▶ **EXERCISE REQUIREMENTS**: Restate word for word the lines of the data below, from the first through the one that has "plt.rcParams['font.family'] = ['Lato', 'DejaVu".

▶ **SOURCE DATA**:
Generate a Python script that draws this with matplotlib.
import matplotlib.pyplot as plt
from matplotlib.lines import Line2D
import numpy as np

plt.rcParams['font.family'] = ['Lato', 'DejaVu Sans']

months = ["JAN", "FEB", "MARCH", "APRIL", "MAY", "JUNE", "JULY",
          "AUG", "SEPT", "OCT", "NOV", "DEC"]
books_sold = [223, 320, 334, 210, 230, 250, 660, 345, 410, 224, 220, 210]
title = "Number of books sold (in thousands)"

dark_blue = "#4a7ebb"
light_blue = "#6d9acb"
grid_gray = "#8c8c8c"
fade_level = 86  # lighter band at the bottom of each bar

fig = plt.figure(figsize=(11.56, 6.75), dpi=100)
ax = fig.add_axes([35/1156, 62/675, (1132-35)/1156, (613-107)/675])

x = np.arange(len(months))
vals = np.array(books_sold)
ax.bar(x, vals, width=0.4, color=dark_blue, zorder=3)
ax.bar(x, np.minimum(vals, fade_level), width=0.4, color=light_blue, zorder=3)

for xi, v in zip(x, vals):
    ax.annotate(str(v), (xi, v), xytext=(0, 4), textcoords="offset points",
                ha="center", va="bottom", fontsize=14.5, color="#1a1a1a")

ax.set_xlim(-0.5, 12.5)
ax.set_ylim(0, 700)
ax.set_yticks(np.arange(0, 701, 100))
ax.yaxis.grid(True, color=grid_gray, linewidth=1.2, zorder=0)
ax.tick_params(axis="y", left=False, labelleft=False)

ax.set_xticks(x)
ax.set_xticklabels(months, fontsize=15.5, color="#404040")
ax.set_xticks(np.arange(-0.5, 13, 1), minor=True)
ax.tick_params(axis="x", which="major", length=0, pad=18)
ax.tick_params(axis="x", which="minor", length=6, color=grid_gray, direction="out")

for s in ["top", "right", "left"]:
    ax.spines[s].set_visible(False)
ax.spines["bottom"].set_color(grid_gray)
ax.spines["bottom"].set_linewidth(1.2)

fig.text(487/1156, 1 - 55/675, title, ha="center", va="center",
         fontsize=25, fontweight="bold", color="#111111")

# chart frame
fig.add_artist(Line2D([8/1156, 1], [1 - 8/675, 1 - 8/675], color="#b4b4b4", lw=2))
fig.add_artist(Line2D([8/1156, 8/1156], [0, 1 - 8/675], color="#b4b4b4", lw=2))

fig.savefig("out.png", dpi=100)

▶ **TASK OUTPUT**:
Generate a Python script that draws this with matplotlib.
import matplotlib.pyplot as plt
from matplotlib.lines import Line2D
import numpy as np

plt.rcParams['font.family'] = ['Lato', 'DejaVu Sans']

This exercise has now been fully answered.